President Xi Jinping’s speech at the opening ceremony of the 2022 edition of the Boao Forum for Asia tabled a new Chinese initiative for enhancing international security. (NB: The Chinese foreign ministry has just launched "The Global Security Initiative Concept Paper".) The timing of the speech — one day before Russian forces moved into Ukraine — could not have been more coincidental.
International observers were quick to highlight reference to “indivisible security” therein. Interest outside of China regarding the understanding of the reference is inevitable. After all, in recent years, articulation of “indivisible security” is more frequently found in Russian deliberations about its handling of security relationships with its neighbours and beyond.

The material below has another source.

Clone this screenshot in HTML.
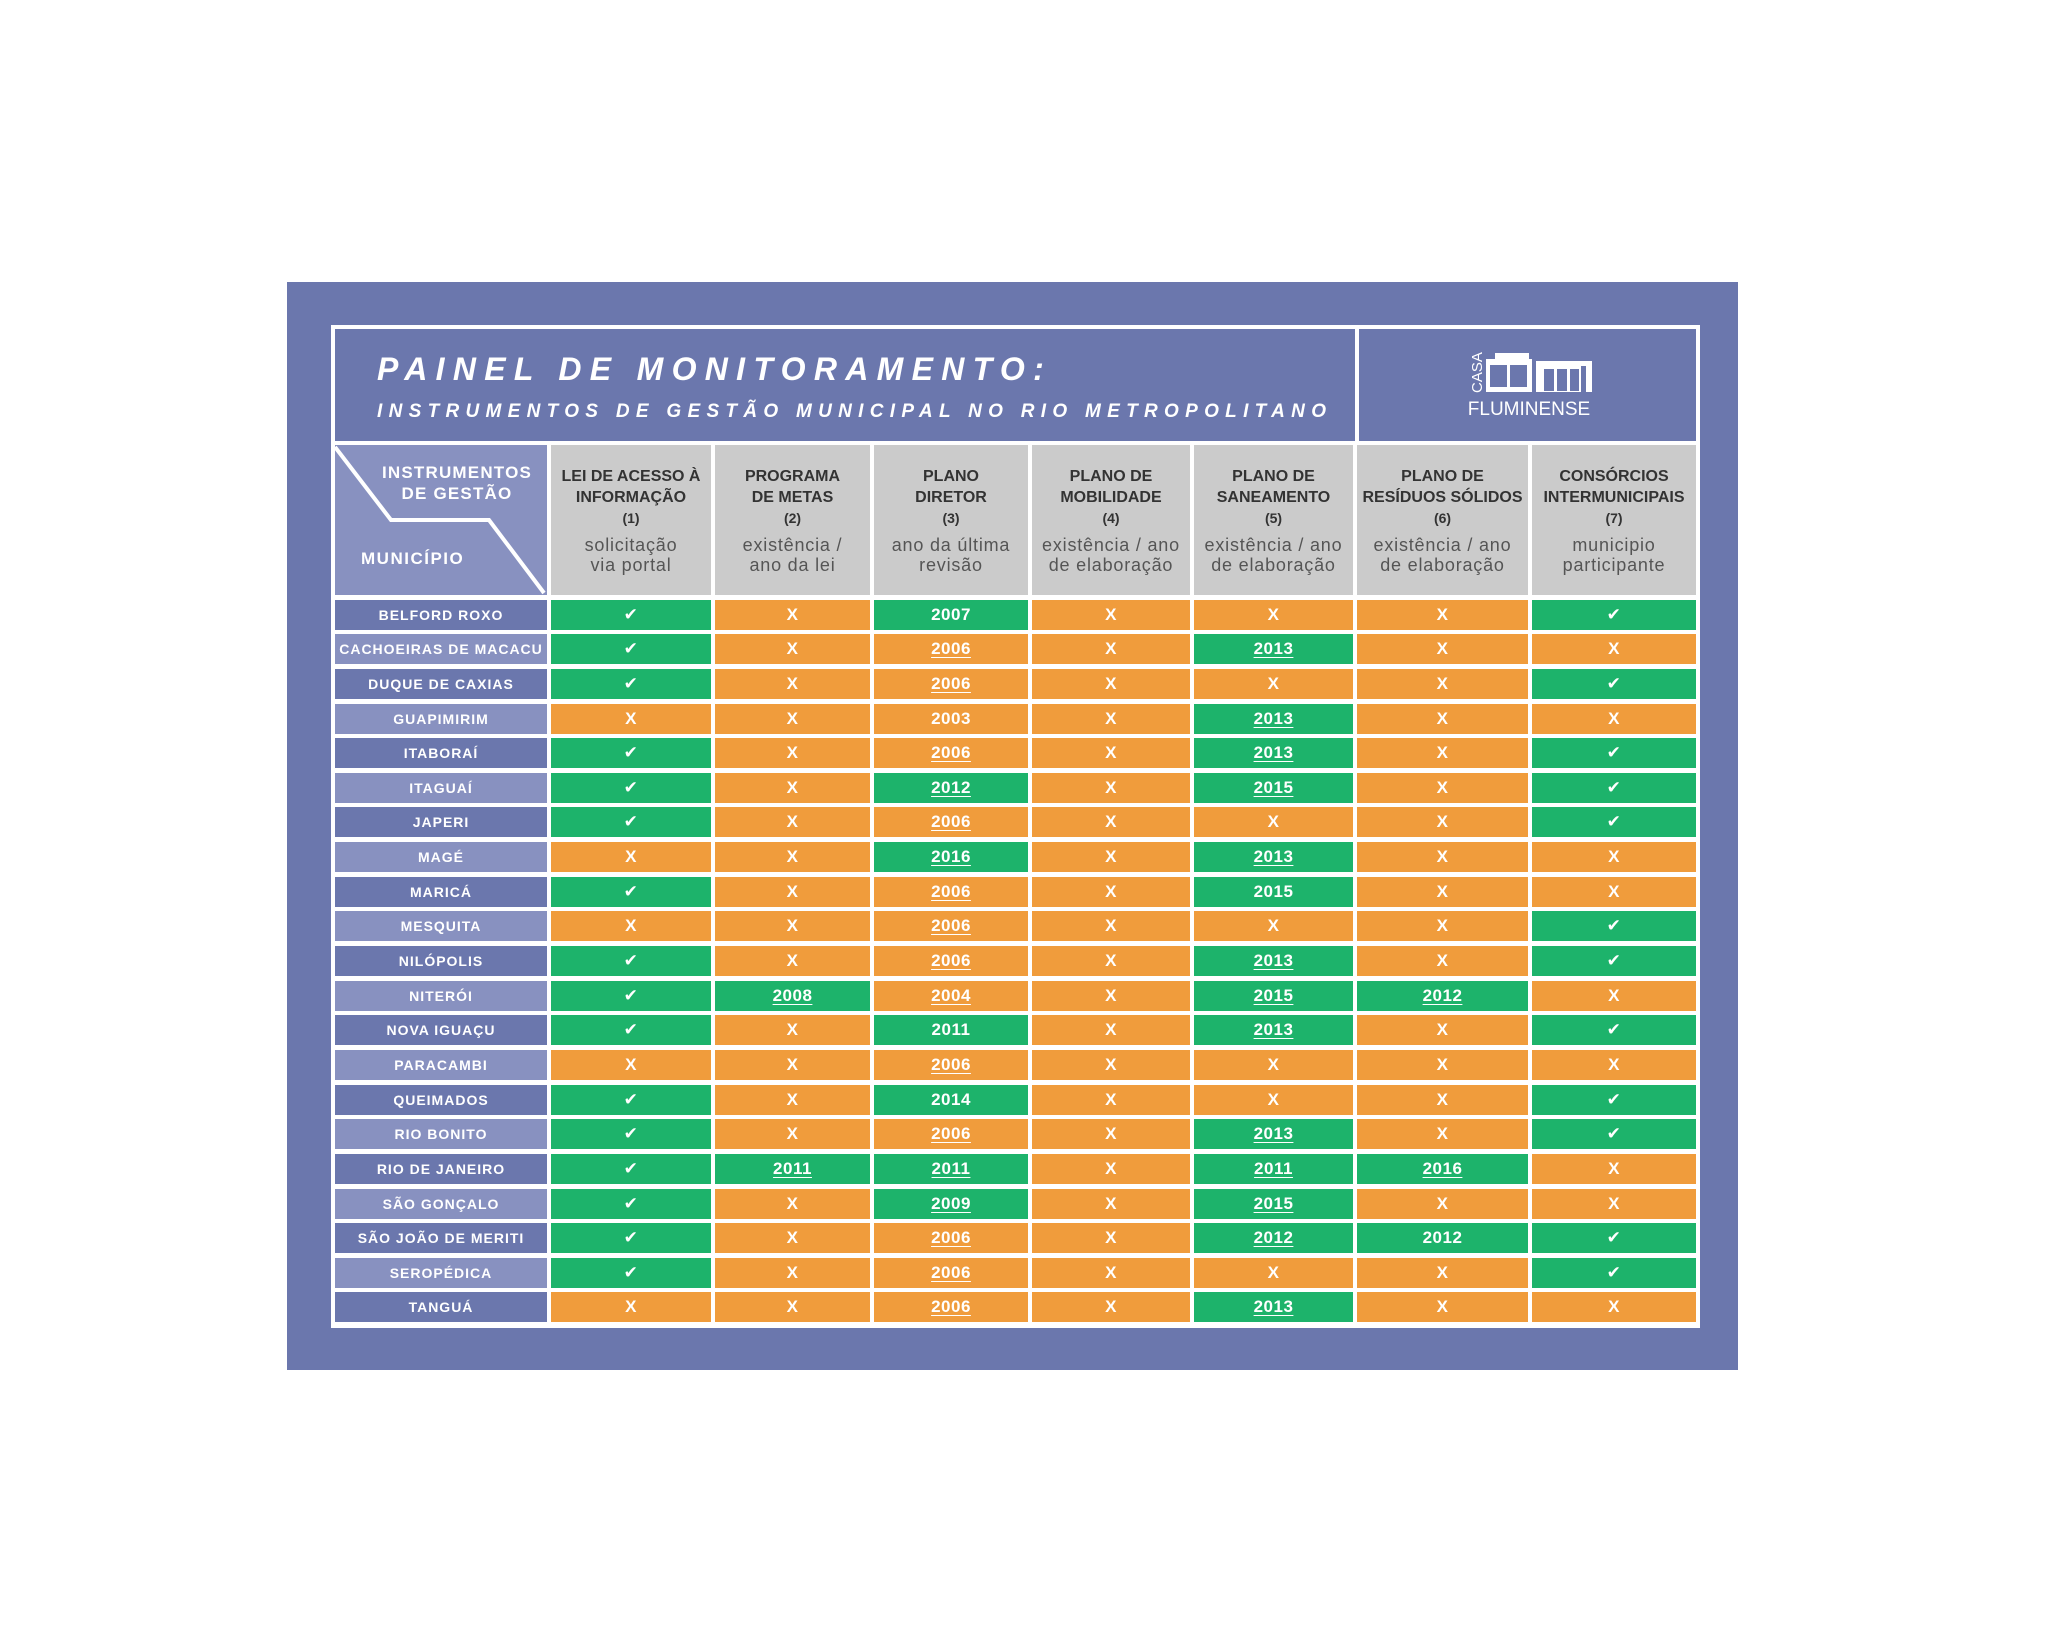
<!DOCTYPE html>
<html><head><meta charset="utf-8"><style>
body{margin:0;width:2048px;height:1650px;background:#fff;position:relative;overflow:hidden;font-family:"Liberation Sans","DejaVu Sans",sans-serif}
.abs{position:absolute}
#outer{left:287px;top:282px;width:1451px;height:1088px;background:#6b77ad}
#inner{left:331px;top:325px;width:1369px;height:1003px;background:#fff}
#title{left:335px;top:329px;width:1020px;height:112px;background:#6b77ad;color:#fff}
#logo{left:1359px;top:329px;width:337px;height:112px;background:#6b77ad;color:#fff}
.t1{position:absolute;left:42px;top:22px;font-size:32px;font-weight:bold;font-style:italic;letter-spacing:8.3px;white-space:nowrap}
.t2{position:absolute;left:42px;top:72px;font-size:19px;font-weight:bold;font-style:italic;letter-spacing:6.3px;white-space:nowrap}
#grid{left:335px;top:445px;display:grid;grid-template-columns:212px 160px 155px 154px 158px 159px 171px 164px;grid-template-rows:150px;grid-auto-rows:30px;column-gap:4px;row-gap:4.65px}
#grid>div{display:flex;align-items:center;justify-content:center;color:#fff;font-weight:bold;font-size:14px;letter-spacing:1px;text-align:center;white-space:nowrap}
#grid>div.h{background:#cbcbcb;color:#333;flex-direction:column;letter-spacing:0;font-size:16px;line-height:21px}
.h .s{font-weight:normal;font-size:18px;line-height:20px;color:#555;letter-spacing:0.8px;margin-top:6px}
.h .n{font-size:14px}
#grid>div.corner{background:#8891c0;position:relative;display:block}
.d{background:#6b77ad}.l{background:#8891c0}
.g{background:#1db36b}.o{background:#f09c3c}
#grid>div.g,#grid>div.o{font-size:17px;letter-spacing:0.5px}
.u{text-decoration:underline;text-underline-offset:3px}
</style></head><body>
<div id="outer" class="abs"></div>
<div id="inner" class="abs"></div>
<div id="title" class="abs"><div class="t1">PAINEL DE MONITORAMENTO:</div><div class="t2">INSTRUMENTOS DE GESTÃO MUNICIPAL NO RIO METROPOLITANO</div></div>
<div id="logo" class="abs">
<svg width="337" height="112" style="position:absolute;left:0;top:0">
<text transform="translate(123,64) rotate(-90)" font-family="Liberation Sans" font-size="15" fill="#fff">CASA</text>
<path d="M136 24 h34 v6 h3 v33 h-46 v-33 h9z" fill="#fff"/>
<rect x="131" y="36" width="17" height="22" fill="#6b77ad"/><rect x="151" y="36" width="17" height="22" fill="#6b77ad"/>
<path d="M177 32 h56 v31 h-6 v-26 h-45 v26 h-5z" fill="#fff"/>
<path d="M182 37 h40 v26 h-40z" fill="#fff"/>
<rect x="185" y="40" width="10" height="22" fill="#6b77ad"/><rect x="198" y="40" width="10" height="22" fill="#6b77ad"/><rect x="211" y="40" width="9" height="22" fill="#6b77ad"/>
<text x="170" y="86" text-anchor="middle" font-family="Liberation Sans" font-size="19" fill="#fff">FLUMINENSE</text>
</svg></div>
<div id="grid" class="abs">
<div class="corner"><svg width="212" height="150" style="position:absolute;left:0;top:0"><polyline points="0,2 56,75 154,75 209,148" fill="none" stroke="#fff" stroke-width="4"/>
<text x="122" y="33" text-anchor="middle" font-family="Liberation Sans" font-weight="bold" font-size="17" letter-spacing="1.2" fill="#fff">INSTRUMENTOS</text>
<text x="122" y="54" text-anchor="middle" font-family="Liberation Sans" font-weight="bold" font-size="17" letter-spacing="1.2" fill="#fff">DE GESTÃO</text>
<text x="26" y="119" font-family="Liberation Sans" font-weight="bold" font-size="17" letter-spacing="1.5" fill="#fff">MUNICÍPIO</text></svg></div>
<div class="h"><span>LEI DE ACESSO À</span><span>INFORMAÇÃO</span><span class="n">(1)</span><span class="s">solicitação<br>via portal</span></div>
<div class="h"><span>PROGRAMA</span><span>DE METAS</span><span class="n">(2)</span><span class="s">existência /<br>ano da lei</span></div>
<div class="h"><span>PLANO</span><span>DIRETOR</span><span class="n">(3)</span><span class="s">ano da última<br>revisão</span></div>
<div class="h"><span>PLANO DE</span><span>MOBILIDADE</span><span class="n">(4)</span><span class="s">existência / ano<br>de elaboração</span></div>
<div class="h"><span>PLANO DE</span><span>SANEAMENTO</span><span class="n">(5)</span><span class="s">existência / ano<br>de elaboração</span></div>
<div class="h"><span>PLANO DE</span><span>RESÍDUOS SÓLIDOS</span><span class="n">(6)</span><span class="s">existência / ano<br>de elaboração</span></div>
<div class="h"><span>CONSÓRCIOS</span><span>INTERMUNICIPAIS</span><span class="n">(7)</span><span class="s">municipio<br>participante</span></div>

<div class="d">BELFORD ROXO</div><div class="g">✔</div><div class="o">X</div><div class="g">2007</div><div class="o">X</div><div class="o">X</div><div class="o">X</div><div class="g">✔</div>
<div class="l">CACHOEIRAS DE MACACU</div><div class="g">✔</div><div class="o">X</div><div class="o u">2006</div><div class="o">X</div><div class="g u">2013</div><div class="o">X</div><div class="o">X</div>
<div class="d">DUQUE DE CAXIAS</div><div class="g">✔</div><div class="o">X</div><div class="o u">2006</div><div class="o">X</div><div class="o">X</div><div class="o">X</div><div class="g">✔</div>
<div class="l">GUAPIMIRIM</div><div class="o">X</div><div class="o">X</div><div class="o">2003</div><div class="o">X</div><div class="g u">2013</div><div class="o">X</div><div class="o">X</div>
<div class="d">ITABORAÍ</div><div class="g">✔</div><div class="o">X</div><div class="o u">2006</div><div class="o">X</div><div class="g u">2013</div><div class="o">X</div><div class="g">✔</div>
<div class="l">ITAGUAÍ</div><div class="g">✔</div><div class="o">X</div><div class="g u">2012</div><div class="o">X</div><div class="g u">2015</div><div class="o">X</div><div class="g">✔</div>
<div class="d">JAPERI</div><div class="g">✔</div><div class="o">X</div><div class="o u">2006</div><div class="o">X</div><div class="o">X</div><div class="o">X</div><div class="g">✔</div>
<div class="l">MAGÉ</div><div class="o">X</div><div class="o">X</div><div class="g u">2016</div><div class="o">X</div><div class="g u">2013</div><div class="o">X</div><div class="o">X</div>
<div class="d">MARICÁ</div><div class="g">✔</div><div class="o">X</div><div class="o u">2006</div><div class="o">X</div><div class="g">2015</div><div class="o">X</div><div class="o">X</div>
<div class="l">MESQUITA</div><div class="o">X</div><div class="o">X</div><div class="o u">2006</div><div class="o">X</div><div class="o">X</div><div class="o">X</div><div class="g">✔</div>
<div class="d">NILÓPOLIS</div><div class="g">✔</div><div class="o">X</div><div class="o u">2006</div><div class="o">X</div><div class="g u">2013</div><div class="o">X</div><div class="g">✔</div>
<div class="l">NITERÓI</div><div class="g">✔</div><div class="g u">2008</div><div class="o u">2004</div><div class="o">X</div><div class="g u">2015</div><div class="g u">2012</div><div class="o">X</div>
<div class="d">NOVA IGUAÇU</div><div class="g">✔</div><div class="o">X</div><div class="g">2011</div><div class="o">X</div><div class="g u">2013</div><div class="o">X</div><div class="g">✔</div>
<div class="l">PARACAMBI</div><div class="o">X</div><div class="o">X</div><div class="o u">2006</div><div class="o">X</div><div class="o">X</div><div class="o">X</div><div class="o">X</div>
<div class="d">QUEIMADOS</div><div class="g">✔</div><div class="o">X</div><div class="g">2014</div><div class="o">X</div><div class="o">X</div><div class="o">X</div><div class="g">✔</div>
<div class="l">RIO BONITO</div><div class="g">✔</div><div class="o">X</div><div class="o u">2006</div><div class="o">X</div><div class="g u">2013</div><div class="o">X</div><div class="g">✔</div>
<div class="d">RIO DE JANEIRO</div><div class="g">✔</div><div class="g u">2011</div><div class="g u">2011</div><div class="o">X</div><div class="g u">2011</div><div class="g u">2016</div><div class="o">X</div>
<div class="l">SÃO GONÇALO</div><div class="g">✔</div><div class="o">X</div><div class="g u">2009</div><div class="o">X</div><div class="g u">2015</div><div class="o">X</div><div class="o">X</div>
<div class="d">SÃO JOÃO DE MERITI</div><div class="g">✔</div><div class="o">X</div><div class="o u">2006</div><div class="o">X</div><div class="g u">2012</div><div class="g">2012</div><div class="g">✔</div>
<div class="l">SEROPÉDICA</div><div class="g">✔</div><div class="o">X</div><div class="o u">2006</div><div class="o">X</div><div class="o">X</div><div class="o">X</div><div class="g">✔</div>
<div class="d">TANGUÁ</div><div class="o">X</div><div class="o">X</div><div class="o u">2006</div><div class="o">X</div><div class="g u">2013</div><div class="o">X</div><div class="o">X</div>
</div>
</body></html>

Two days after Xi’s speech, China’s then Foreign Minister Wang Yi elaborated on the Global Security Initiative (GSI). Among other things, the GSI is said to be underpinned by six essential principles: (1) sharing the vision of common, comprehensive, cooperative, and sustainable security; (2) respecting the sovereignty and territorial integrity of all countries; (3) abiding by the purposes and principles of the UN Charter; (4) taking the legitimate security concerns of all countries seriously; (5) peacefully resolving differences and disputes between countries through dialogue and consultation; and (6) maintaining security in both traditional and non-traditional domains.
The wording “indivisible” appeared twice, both in Xi’s speech and Wang’s elaboration. According to Xi, “[H]umanity is an indivisible security community” while according to Wang Yi, “[A]n enduring solution to global security challenges lies in upholding the principle of indivisible security, taking each other’s legitimate security concerns seriously, and building a balanced, effective, and sustainable security architecture with a view to universal and common security”.
Although Chinese reference to “indivisible security” in either the speech or elaboration is not country-specific, it does raise questions on the recognition of a country’s “legitimate security concerns”.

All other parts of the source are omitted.